Mutual fund taxes can be confusing. This is particularly true for bond investors. The confusion comes because mutual funds are taxed in three different ways. First, they may be taxed as dividend income; second, they could be taxed as capital gains incurred by the fund each year. Finally, they may be taxed by appreciation at the time of sale.
Learn more about the three types of taxes on mutual funds.
- Bond funds receive interest, and your portion of this is considered investment income. It is taxed and the federal and state level.
- Interest from U.S. Treasury bonds may be exempt from state taxes, and interest from municipal bond funds may be exempt from federal and state taxes.
- Yearly fund gains are distributed to shareholders and subject to capital gains tax, either short-term or long-term.

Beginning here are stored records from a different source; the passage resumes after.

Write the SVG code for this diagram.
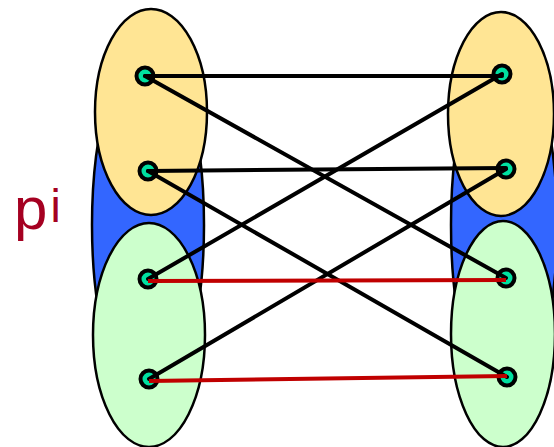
<svg xmlns="http://www.w3.org/2000/svg" width="554" height="447" viewBox="0 0 554 447">
<style>
.set{stroke:#000;stroke-width:2.5}
.blue{fill:#3366ff}
.yel{fill:#ffe594}
.grn{fill:#ccffcc}
.node{fill:#00e0a0;stroke:#000;stroke-width:4}
.e{stroke:#000;stroke-width:4;stroke-linecap:round}
.r{stroke:#c00000;stroke-width:4}
.lbl{font-family:"Liberation Sans",Arial,sans-serif;fill:#a50021}
</style>
<rect width="554" height="447" fill="#fff"/>
<g id="left-set">
<ellipse class="set blue" cx="148" cy="225" rx="56" ry="180"/>
<ellipse class="set yel" cx="151" cy="112" rx="56" ry="103"/>
<ellipse class="set grn" cx="149" cy="335" rx="56" ry="112"/>
</g>
<g id="right-set">
<ellipse class="set blue" cx="504" cy="225" rx="53" ry="180"/>
<ellipse class="set yel" cx="501" cy="114" rx="53" ry="102"/>
<ellipse class="set grn" cx="503" cy="334" rx="52" ry="113"/>
</g>
<g id="label"><text class="lbl" x="14" y="229" font-size="60">p<tspan font-size="46" dx="3" dy="-7">i</tspan></text></g>
<g id="L1"><circle class="node" cx="145" cy="76" r="8.5"/></g>
<g id="L2"><circle class="node" cx="148" cy="171" r="8.5"/></g>
<g id="L3"><circle class="node" cx="148" cy="279" r="8.5"/></g>
<g id="L4"><circle class="node" cx="149" cy="379" r="8.5"/></g>
<g id="R1"><circle class="node" cx="502" cy="74" r="8.5"/></g>
<g id="R2"><circle class="node" cx="506" cy="169" r="8.5"/></g>
<g id="R3"><circle class="node" cx="506" cy="278" r="8.5"/></g>
<g id="R4"><circle class="node" cx="507" cy="377" r="8.5"/></g>
<g id="connectors">
<line class="e" x1="145" y1="76" x2="502" y2="76"/>
<line class="e" x1="145" y1="76" x2="506" y2="278"/>
<line class="e" x1="148" y1="171" x2="506" y2="168"/>
<line class="e" x1="148" y1="171" x2="507" y2="377"/>
<line class="e" x1="148" y1="279" x2="502" y2="74"/>
<line class="e" x1="149" y1="379" x2="506" y2="169"/>
<line class="r" x1="148" y1="281" x2="506" y2="280"/>
<line class="r" x1="149" y1="381" x2="507" y2="376"/>
</g>
</svg>
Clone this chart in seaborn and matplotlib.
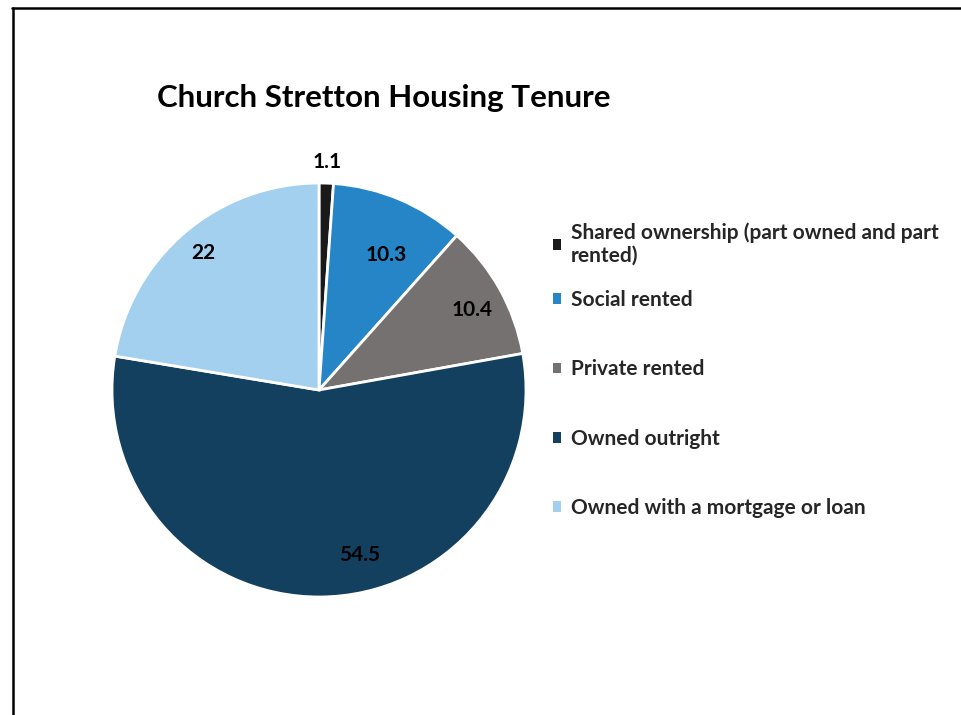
import numpy as np
import seaborn as sns
import matplotlib.pyplot as plt
from matplotlib.lines import Line2D

# data
categories = ['Shared ownership (part owned and part\nrented)', 'Social rented',
              'Private rented', 'Owned outright', 'Owned with a mortgage or loan']
values = [1.1, 10.3, 10.4, 54.5, 22]
colors = ['#1a1a1a', '#2585c7', '#767171', '#13405f', '#a4d0ef']
value_labels = ['1.1', '10.3', '10.4', '54.5', '22']

# label placement (radius as share of pie radius, angle nudge in degrees)
label_r = [1.10, 0.73, 0.835, 0.82, 0.865]
label_shift = [0, -3.5, -1.6, 13.6, 0]

sns.set_theme(style='white')
plt.rcParams['font.family'] = ['Lato', 'DejaVu Sans']

fig = plt.figure(figsize=(9.61, 7.15), dpi=100)
ax = fig.add_axes([60.25/961, 66.25/715, 517.5/961, 517.5/715])

wedges, _ = ax.pie(values, colors=colors, startangle=90, counterclock=False,
                   wedgeprops=dict(edgecolor='white', linewidth=2))
ax.set_xlim(-1.25, 1.25)
ax.set_ylim(-1.25, 1.25)
ax.set_aspect('equal')

for w, lab, r, sh in zip(wedges, value_labels, label_r, label_shift):
    ang = np.deg2rad((w.theta1 + w.theta2) / 2 + sh)
    ax.text(r*np.cos(ang), r*np.sin(ang), lab, ha='center', va='center',
            fontsize=15, fontweight='bold', color='black')

fig.text(157/961, 1 - 98/715, 'Church Stretton Housing Tenure', ha='left', va='center',
         fontsize=22.5, fontweight='bold', color='black')

# legend: first (two-line) entry on its own, the rest evenly spaced
leg_kw = dict(frameon=False, fontsize=15, handlelength=0.4, handleheight=0.4,
              handletextpad=0.45, borderpad=0, borderaxespad=0, loc='upper left')
leg1 = fig.legend(wedges[:1], categories[:1], bbox_to_anchor=(553/961, 1 - 222/715), **leg_kw)
leg2 = fig.legend(wedges[1:], categories[1:], bbox_to_anchor=(553/961, 1 - 290/715),
                  labelspacing=2.37, **leg_kw)
for leg in (leg1, leg2):
    for t in leg.get_texts():
        t.set_fontweight('bold')
    for h in leg.legend_handles:
        h.set_edgecolor('none')
        h.set_linewidth(0)

# outer frame (top and left edges visible)
fig.add_artist(Line2D([12/961, 1], [1 - 8/715, 1 - 8/715], color='black', lw=1.8))
fig.add_artist(Line2D([13/961, 13/961], [0, 1 - 8/715], color='black', lw=1.8))

fig.savefig('out.png', dpi=100)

- When you sell shares in a fund, you will have to pay capital gains tax on any appreciation in the value of your shares.
1. Taxes on Investment Income
Of the three, this tax is easiest to understand. The interest that bond funds receive from their investments and payout to shareholders is considered investment income and is taxable at the federal and state level.
There are two important exceptions to this rule. First, interest earned from U.S. Treasurys held in mutual funds may be exempt from state taxes. Second, the interest from municipal bond funds may be non-taxable on the federal level and, if the income is owned by a bond issued by their state of residence, it may be non-taxable on the state level as well. To find out the particulars of an individual fund, read the prospectus or call the issuing fund company to make sure you know exactly what you’re getting.
2. Capital Gains Incurred Each Calendar Year
Throughout the course of each year, mutual funds will buy and sell securities, sometimes with a profit and sometimes with a loss. If the gains exceed the losses, the result is a capital gain for the fund. This gain is paid out to shareholders in the form of distribution, typically at year-end but sometimes at other points throughout the year.
The fund’s share price is adjusted downward to account for the capital gain distribution. There are two types of capital gains: short-term (for securities held less than a year) and long-term (for those held more than a year).
Consider this example of how capital gains work. ABC Fund, which has a $10.00 net asset value at the beginning of the year, buys two bonds. Each rises by 10% in price. The fund holds the first bond through the end of the year, but it sells the second.
At year-end, the fund’s share price is $11.00 (reflecting the 10% gain of its holdings). However, half of that $1 gain was realized (through the sale of the second bond) and is, therefore, taxable. The fund pays a .50 cent distribution from the realized gain, and the investor has to pay a capital gains tax (in this case, of the short-term variety). The fund’s share price drops to $10.50 to reflect the 50-cent distribution.
3. Capital Gains Incurred When the Fund Is Sold
Paying the two taxes mentioned above takes care of the investor’s requirements in a particular calendar year. But there’s still the matter of the remaining 50-cent gain in the fund’s value from the example above. It is the gain that remains embedded in the fund’s share price, and that the investor will need to pay upon the sale of the fund.
For the sake of simplicity, let’s say ABC Fund makes no further trades but the two outlined in the previous section. The investor sells the fund in February of the year following their initial purchase for $10.50 a share. Since the investor initially paid $10.00, the remaining 50 cents is also taxable as a capital gain (in this case, a long-term capital gain since the fund was held for more than a year).
The Bottom Line
The easiest way to think about this subject is that any time you make money in a mutual fund, you will have to pay a tax. It may be at the end of the calendar year, or it may be when you finally sell the fund, but Uncle Sam will take his cut eventually. It doesn’t mean you can’t work to minimize your taxes, however.